Понятие прибавочной зарплаты также по-новому освещает и происходящие ныне «антикапиталистические протесты». Во времена кризиса режим «затягивания поясов» в первую очередь распространяется на низшие слои буржуазии на зарплате, и политический протест – это их единственная возможность не стать пролетариатом. Хотя их протест номинально управляем жесткой логикой рынка, они протестуют против постепенного размывания своего (политически) привилегированного экономического положения. Айн Рэнд фантазировала в своей работе «Атлант расправил плечи» о некой забастовке «креативных» капиталистов. Теперь же ее фантазии как раз и реализуются – пусть и в несколько извращенном виде – в ходе нынешних забастовок, являющихся, в основном, забастовками «буржуазии на зарплате», которая боится потерять свои привилегии (свою прибавочную зарплату, начисляемую сверх минимальной). Это не пролетарские протесты, а протесты, движимые угрозой быть сведенными до уровня пролетариата. Кто осмеливается бастовать сегодня, когда постоянная работа уже сама по себе является привилегией? Бастуют отнюдь не низкооплачиваемые рабочие текстильной промышленности (ее остатков), а привилегированные работники, имеющие определенные гарантии (учителя, работники общественного транспорта, полиция). Все это касается и студенческих протестов: можно сказать, что ими движет страх перед тем, что высшее образование более не будет гарантировать им прибавочную зарплату.

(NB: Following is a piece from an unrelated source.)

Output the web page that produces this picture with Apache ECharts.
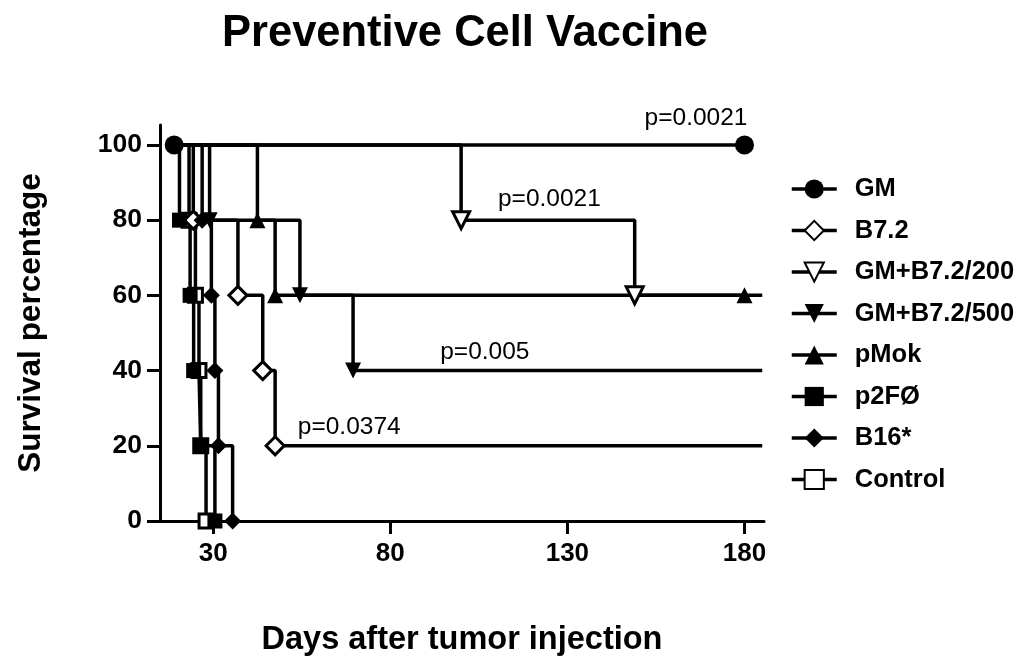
<!DOCTYPE html>
<html>
<head>
<meta charset="utf-8">
<title>Preventive Cell Vaccine</title>
<script src="https://cdn.jsdelivr.net/npm/echarts@6/dist/echarts.min.js"></script>
<style>
html, body { margin: 0; padding: 0; background: #fff; }
#main { width: 1024px; height: 666px; }
</style>
</head>
<body>
<div id="main"></div>
<script>
// Kaplan-Meier steps: day of each event and survival after it
var gmDays = [19, 180];
var gmSurv = [100, 100];
var b72Days = [19, 24.4, 37, 44, 47.5, 185];
var b72Surv = [100, 80, 60, 40, 20, 20];
var gm200Days = [19, 100, 149, 185];
var gm200Surv = [100, 80, 60, 60];
var gm500Days = [19, 29, 54.5, 69.5, 185];
var gm500Surv = [100, 80, 60, 40, 40];
var pmokDays = [19, 42.5, 47.5, 180];
var pmokSurv = [100, 80, 60, 60];
var p2fDays = [19, 20.5, 23.5, 24.5, 26.5, 30.5];
var p2fSurv = [100, 80, 60, 40, 20, 0];
var b16Days = [19, 26.9, 29.5, 30.5, 31.5, 35.5];
var b16Surv = [100, 80, 60, 40, 20, 0];
var ctrlDays = [19, 23.2, 25, 26, 26.5, 28];
var ctrlSurv = [100, 80, 60, 40, 20, 0];

var xTicks = [30, 80, 130, 180];
var yTicks = [0, 20, 40, 60, 80, 100];

// p-value notes (left edge day, survival at text middle)
var pTexts = ['p=0.0021', 'p=0.0021', 'p=0.005', 'p=0.0374'];
var pDays = [151.8, 110.4, 94.1, 53.9];
var pSurv = [107, 85.6, 45, 25];

var font = 'Liberation Sans, Arial, sans-serif';

// symbol only where the curve drops, plus optional first / last point
function buildData(days, surv, markStart, markEnd) {
    return days.map(function(d, i) {
        var show = (i > 0 && surv[i] < surv[i - 1]) ||
            (i === 0 && markStart) || (i === days.length - 1 && markEnd);
        return show ? [d, surv[i]] : { value: [d, surv[i]], symbol: 'none' };
    });
}

function curve(name, days, surv, symbol, size, open, rotate, markStart, markEnd) {
    return {
        name: name,
        type: 'line',
        step: 'end',
        data: buildData(days, surv, markStart, markEnd),
        symbol: symbol,
        symbolSize: size,
        symbolRotate: rotate || 0,
        showAllSymbol: true,
        lineStyle: { color: '#000', width: 3.5 },
        itemStyle: open ? { color: '#fff', borderColor: '#000', borderWidth: 3 } :
            { color: '#000', borderColor: '#000', borderWidth: 0 },
        emphasis: { disabled: true }
    };
}

var myChart = echarts.init(document.getElementById('main'));

var option = {
    animation: false,
    backgroundColor: '#fff',
    title: {
        text: 'Preventive Cell Vaccine',
        left: 217,
        top: 7,
        textStyle: { fontFamily: font, fontWeight: 'bold', fontSize: 43.5, color: '#000' }
    },
    legend: {
        orient: 'vertical',
        left: 785,
        top: 171,
        itemWidth: 45,
        itemHeight: 24,
        itemGap: 15.5,
        lineStyle: { width: 3.5, color: '#000' },
        textStyle: { fontFamily: font, fontWeight: 'bold', fontSize: 25.5, color: '#000',
            lineHeight: 26, padding: [0, 0, 0, 13] },
        data: ['GM', 'B7.2', 'GM+B7.2/200', 'GM+B7.2/500', 'pMok', 'p2FØ', 'B16*', 'Control']
    },
    grid: { left: 160, right: 260, top: 125, bottom: 145 },
    xAxis: {
        type: 'value',
        min: 15,
        max: 185.5,
        name: 'Days after tumor injection',
        nameLocation: 'middle',
        nameGap: 103,
        nameTextStyle: { fontFamily: font, fontWeight: 'bold', fontSize: 32.5, color: '#000' },
        axisLine: { lineStyle: { color: '#000', width: 3 } },
        axisTick: { customValues: xTicks, length: 13, lineStyle: { color: '#000', width: 3 } },
        axisLabel: { customValues: xTicks, margin: 20, fontFamily: font, fontWeight: 'bold', fontSize: 26, color: '#000' },
        splitLine: { show: false }
    },
    yAxis: {
        type: 'value',
        min: 0,
        max: 105.3,
        name: 'Survival percentage',
        nameLocation: 'middle',
        nameGap: 113,
        nameTextStyle: { fontFamily: font, fontWeight: 'bold', fontSize: 31.5, color: '#000' },
        axisLine: { show: true, lineStyle: { color: '#000', width: 3 } },
        axisTick: { show: true, customValues: yTicks, length: 13, lineStyle: { color: '#000', width: 3 } },
        axisLabel: { customValues: yTicks, margin: 18, fontFamily: font, fontWeight: 'bold', fontSize: 26.5, color: '#000' },
        splitLine: { show: false }
    },
    // open symbols underneath, filled ones on top
    series: [
        curve('Control', ctrlDays, ctrlSurv, 'rect', 14, true, 0, false, false),
        curve('B7.2', b72Days, b72Surv, 'diamond', 18, true, 0, false, false),
        curve('GM+B7.2/200', gm200Days, gm200Surv, 'triangle', 17, true, 180, false, false),
        curve('pMok', pmokDays, pmokSurv, 'triangle', 16, false, 0, false, true),
        curve('GM+B7.2/500', gm500Days, gm500Surv, 'triangle', 16, false, 180, false, false),
        curve('p2FØ', p2fDays, p2fSurv, 'rect', 15, false, 0, false, false),
        curve('B16*', b16Days, b16Surv, 'diamond', 17, false, 0, false, false),
        curve('GM', gmDays, gmSurv, 'circle', 19, false, 0, true, true)
    ]
};

myChart.setOption(option);

// p-value labels placed through the chart's own scales
var notes = pTexts.map(function(t, i) {
    var pt = myChart.convertToPixel({ gridIndex: 0 }, [pDays[i], pSurv[i]]);
    return {
        type: 'text',
        x: pt[0],
        y: pt[1],
        style: { text: t, fill: '#000', font: '24.5px ' + font, textVerticalAlign: 'middle' }
    };
});
myChart.setOption({ graphic: notes });
</script>
</body>
</html>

В то же время, очевидно, что недавнее возрождение протестных движений: от Арабской весны до западноевропейских бунтов, от Occupy Wall Street до протестов в Китае, от Испании до Греции – нельзя свести лишь к восстанию буржуазии на зарплате. Каждый случай необходимо рассматривать отдельно. Студенческие протесты против университетской реформы в Великобритании отличны по своей природе от августовских бунтов, бывших скорее неким потребительским карнавалом разрушения – подлинным взрывом изгоев общества. Кто-то может полагать, что восстание в Египте отчасти являлось революцией буржуазии на зарплате (образованная молодежь протестовала по причине отсутствия у нее дальнейших перспектив) – но это был лишь один из аспектов широкого восстания против режима угнетения. С другой стороны, эти протесты слабо мобилизовали рабочую и крестьянскую бедноту, а победа исламистов на выборах свидетельствует об узкой социальной базе этих изначально светских протестных движений. Что касается Греции, то там имеет место особый случай. За последние десятилетия в Греции, благодаря финансовой помощи ЕС и кредитам, был создан новый класс буржуазии на зарплате (в особенности в сфере раздутого государственного аппарата управления), поэтому и протесты здесь были в основном вызваны угрозой потери привилегий.
А тем временем пролетаризация нижних слоев буржуазии на зарплате сопровождается иррационально огромным увеличением вознаграждений для топ-менеджеров и банкиров. Столь высокие бонусы для них кажутся экономически иррациональными – особенно если учитывать, что, согласно недавним исследованиям, их размер обратно пропорционален успешности компаний. Но подобные тенденции стоит не столько морализаторски критиковать, сколько воспринимать их как признак неспособности самой капиталистической системы найти какой-либо уровень саморегулирующейся стабильности. Иными словами, капиталистическая система грозит выйти из-под контроля.